Un mois après avoir, dans Les Vêpres siciliennes, montré un Verdi cherchant à retrouver les couleurs de la tradition française, il montre ici un Bel Canto aux couleurs résolument liées au premier XIXe siècle, et non pas lu avec la clef du futur. En effet, on écoute souvent certains moments de Bellini et Donizetti en pensant à Verdi – qui vient après – en oubliant toute la tradition des compositeurs de l’époque, les Vaccaj (qui a écrit lui aussi Giulietta e Romeo sur un livret de Romani), les Coccia, Pacini ou Mercadante, tous ceux qui tissaient à l’époque l’opéra italien et qui sont aujourd’hui oubliés au profit du trio exclusif Bellini Donizetti Verdi.
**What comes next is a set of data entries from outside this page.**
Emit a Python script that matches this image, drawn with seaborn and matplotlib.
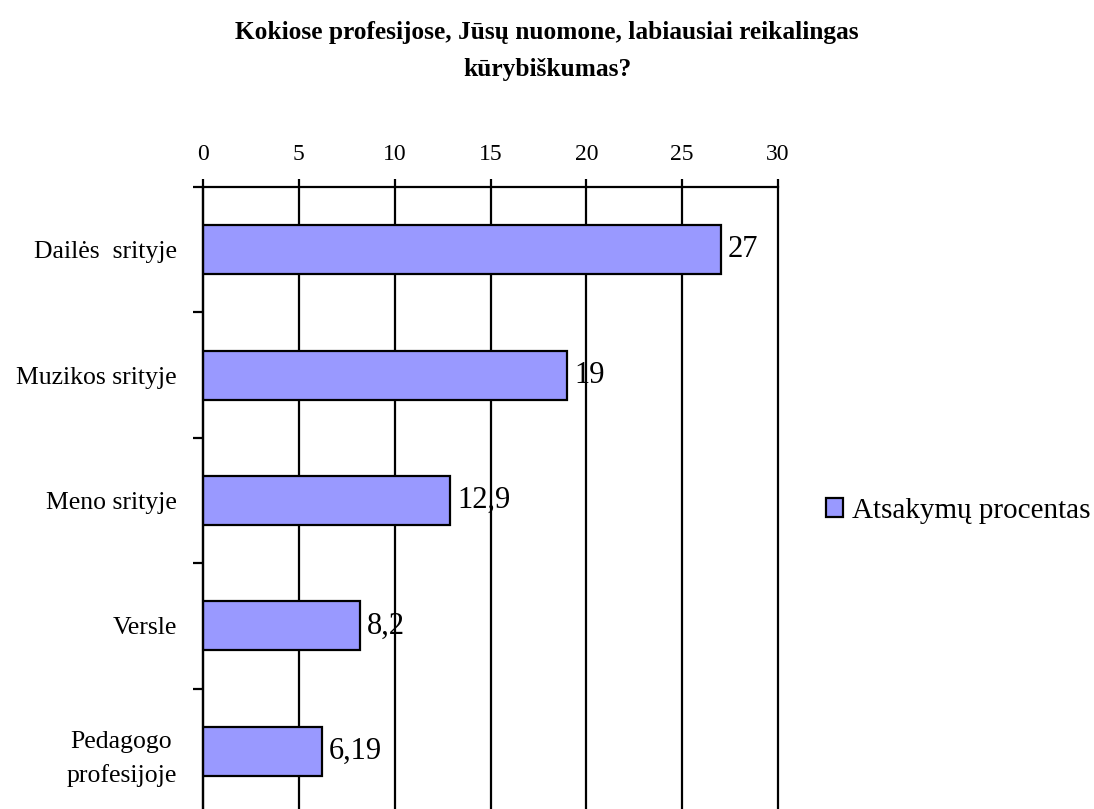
import matplotlib
matplotlib.use("Agg")
import matplotlib.pyplot as plt
import seaborn as sns
import pandas as pd
from matplotlib.ticker import MultipleLocator, FixedLocator

sns.set_theme(style="white")
plt.rcParams["font.family"] = ["Liberation Serif", "DejaVu Serif"]
plt.rcParams["text.color"] = "black"
plt.rcParams["xtick.color"] = "black"
plt.rcParams["ytick.color"] = "black"

categories = ["Dailės  srityje", "Muzikos srityje", "Meno srityje", "Versle",
              "Pedagogo\nprofesijoje"]
values = [27, 19, 12.9, 8.2, 6.19]
value_labels = ["27", "19", "12,9", "8,2", "6,19"]
series_name = "Atsakymų procentas"
x_ticks = [0, 5, 10, 15, 20, 25, 30]

df = pd.DataFrame({"kategorija": categories, "procentas": values})

fig = plt.figure(figsize=(10.94, 8.09), dpi=100)
ax = fig.add_axes([0.1856, -0.0062, 0.5256, 0.7751])

sns.barplot(data=df, x="procentas", y="kategorija", orient="h",
            color="#9999FF", saturation=1, edgecolor="black", linewidth=1.6,
            width=0.39, label=series_name, ax=ax)

ax.set_xlim(0, 30)
ax.set_ylim(4.5, -0.5)
ax.xaxis.set_major_locator(FixedLocator(x_ticks))
ax.xaxis.tick_top()
ax.set_xticklabels([str(t) for t in x_ticks])
ax.xaxis.grid(True, color="black", linewidth=1.6)
ax.yaxis.grid(False)
ax.set_axisbelow(True)
ax.set_xlabel("")
ax.set_ylabel("")
for gl in ax.get_xgridlines():
    gl.set_clip_on(False)

for side in ["right", "bottom"]:
    ax.spines[side].set_visible(False)
for side in ["top", "left"]:
    ax.spines[side].set_color("black")
    ax.spines[side].set_linewidth(1.6)

ax.tick_params(axis="x", which="major", direction="out", length=6, width=1.6,
               color="black", pad=10, labelsize=17, top=True, bottom=False,
               labelcolor="black")
ax.yaxis.set_minor_locator(MultipleLocator(1, offset=0.5))
ax.tick_params(axis="y", which="major", length=0, pad=19, labelsize=18.5,
               labelcolor="black")
ax.tick_params(axis="y", which="minor", direction="out", length=7, width=1.6,
               color="black", left=True)
for lbl in ax.get_yticklabels():
    lbl.set_multialignment("center")
    lbl.set_linespacing(1.6)

ax.bar_label(ax.containers[0], labels=value_labels, padding=5, fontsize=22,
             color="black")

fig.text(0.5, 0.974, "Kokiose profesijose, Jūsų nuomone, labiausiai reikalingas\nkūrybiškumas?",
         ha="center", va="top", fontsize=18.25, fontweight="bold",
         linespacing=1.75, color="black")

leg = ax.legend(loc="center left", bbox_to_anchor=(1.0835, 0.4836), frameon=False,
                fontsize=21, handlelength=0.58, handleheight=0.58,
                handletextpad=0.3, borderaxespad=0, borderpad=0)
for t in leg.get_texts():
    t.set_color("black")

fig.savefig("out.png", dpi=100)
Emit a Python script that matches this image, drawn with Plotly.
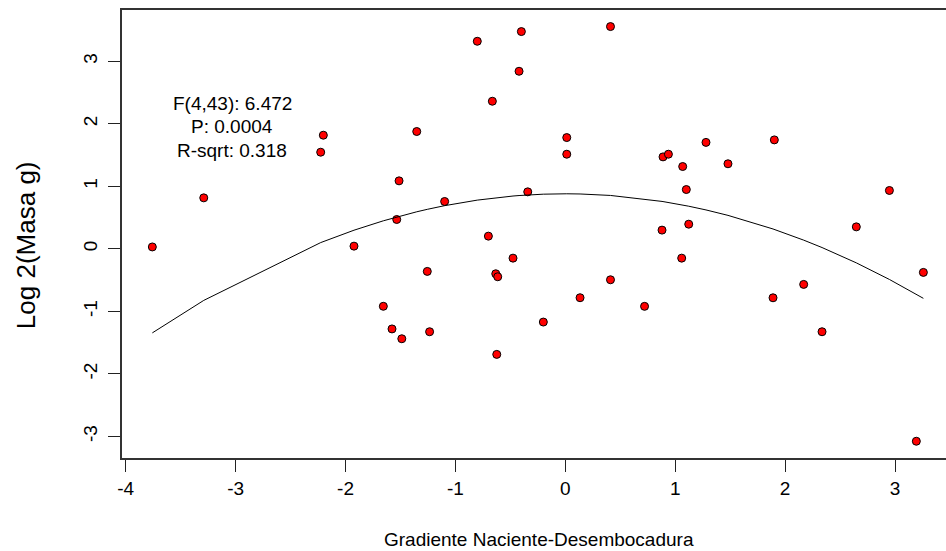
import plotly.graph_objects as go

# Position along the river gradient (source -> mouth) and log2 body mass
gradiente = [-3.758, -3.290, -2.226, -2.202, -1.923, -1.656, -1.577, -1.534,
             -1.513, -1.488, -1.352, -1.256, -1.235, -1.098, -0.801, -0.700,
             -0.664, -0.633, -0.615, -0.624, -0.476, -0.421, -0.400, -0.342,
             -0.200, 0.013, 0.013, 0.134, 0.411, 0.411, 0.721, 0.880,
             0.889, 0.938, 1.059, 1.068, 1.101, 1.123, 1.280, 1.480,
             1.890, 1.902, 2.169, 2.336, 2.648, 2.949, 3.194, 3.258]
log2_masa = [0.030, 0.815, 1.545, 1.817, 0.043, -0.919, -1.281, 0.469,
             1.087, -1.438, 1.876, -0.361, -1.326, 0.757, 3.319, 0.203,
             2.360, -0.399, -0.447, -1.688, -0.149, 2.839, 3.474, 0.911,
             -1.171, 1.779, 1.513, -0.782, 3.554, -0.495, -0.920, 0.299,
             1.470, 1.513, -0.149, 1.316, 0.948, 0.394, 1.702, 1.360,
             -0.783, 1.742, -0.569, -1.326, 0.351, 0.933, -3.077, -0.377]

# Quadratic fit (intercept, linear, quadratic)
fit_coef = [0.88, 0.0, -0.1575]

# Model summary shown on the plot
stats_lines = ["F(4,43): 6.472", "P: 0.0004", "R-sqrt: 0.318"]
stats_x = -3.03
stats_y = [2.33, 1.955, 1.58]

x_ticks = [-4, -3, -2, -1, 0, 1, 2, 3]
x_tick_labels = ["-4", "-3", "-2", "-1", "0", "1", "2", "3"]
y_ticks = [-3, -2, -1, 0, 1, 2, 3]
y_tick_labels = ["-3", "-2", "-1", "0", "1", "2", "3"]

FONT = "Arial, Liberation Sans, sans-serif"

curve_x = sorted(gradiente)
curve_y = [fit_coef[0] + fit_coef[1] * v + fit_coef[2] * v * v for v in curve_x]

fig = go.Figure()
fig.add_trace(go.Scatter(
    x=gradiente, y=log2_masa, mode="markers",
    marker=dict(size=8, color="#ff0000", line=dict(color="black", width=1)),
    hoverinfo="x+y", showlegend=False,
))
fig.add_trace(go.Scatter(
    x=curve_x, y=curve_y, mode="lines",
    line=dict(color="black", width=1), showlegend=False, hoverinfo="skip",
))

for txt, yy in zip(stats_lines, stats_y):
    fig.add_annotation(x=stats_x, y=yy, xref="x", yref="y", text=txt,
                       showarrow=False, xanchor="center", yanchor="middle",
                       font=dict(family=FONT, size=19, color="black"))

# Axis titles
fig.add_annotation(x=(538.5 - 122) / 824, y=(458 - 540) / 448.3,
                   xref="paper", yref="paper", text="Gradiente Naciente-Desembocadura",
                   showarrow=False, xanchor="center", yanchor="middle",
                   font=dict(family=FONT, size=19, color="black"))
fig.add_annotation(x=(26 - 122) / 824, y=(458 - 245) / 448.3,
                   xref="paper", yref="paper", text="Log 2(Masa g)", textangle=-90,
                   showarrow=False, xanchor="center", yanchor="middle",
                   font=dict(family=FONT, size=26, color="black"))

axis_common = dict(
    showgrid=False, zeroline=False, showline=True, linecolor="#333",
    linewidth=1.5, ticks="outside", ticklen=12, tickwidth=1, tickcolor="#222",
    tickfont=dict(family=FONT, size=19, color="black"),
)
fig.update_xaxes(range=[-4.034, 3.464], tickvals=x_ticks, ticktext=x_tick_labels,
                 mirror=True, **axis_common)
fig.update_yaxes(range=[-3.345, 3.819], tickvals=y_ticks, ticktext=y_tick_labels,
                 tickangle=-90, mirror=False, ticklabelstandoff=4, **axis_common)

fig.update_layout(
    width=946, height=551,
    margin=dict(l=122, r=0, t=10, b=93),
    paper_bgcolor="white", plot_bgcolor="white",
    font=dict(family=FONT),
    showlegend=False,
)

fig.write_html("out.html")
Et cette tradition, cette manière de colorer l’opéra, Gatti en tient compte ici, donnant cette couleur presque détachée à Capuleti e Montecchi (un opéra créé en 1830, c’est à dire à la veille des années de basculement vers un romantisme plus exacerbé que l’œuvre n’embrasse pas encore). C’est inhabituel, c’est neuf, et c’est formidablement convaincant.
Il ne reste plus qu’à souhaiter qu’on revienne à lire le Bel canto avec des clés de lecture nouvelles, moins fossilisées et à donner à l’orchestre non pas un rôle d’accompagnement, mais un rôle actif, engagé dans l’analyse de la partition, pour redonner à ces œuvres un poids que souvent elles ont perdu.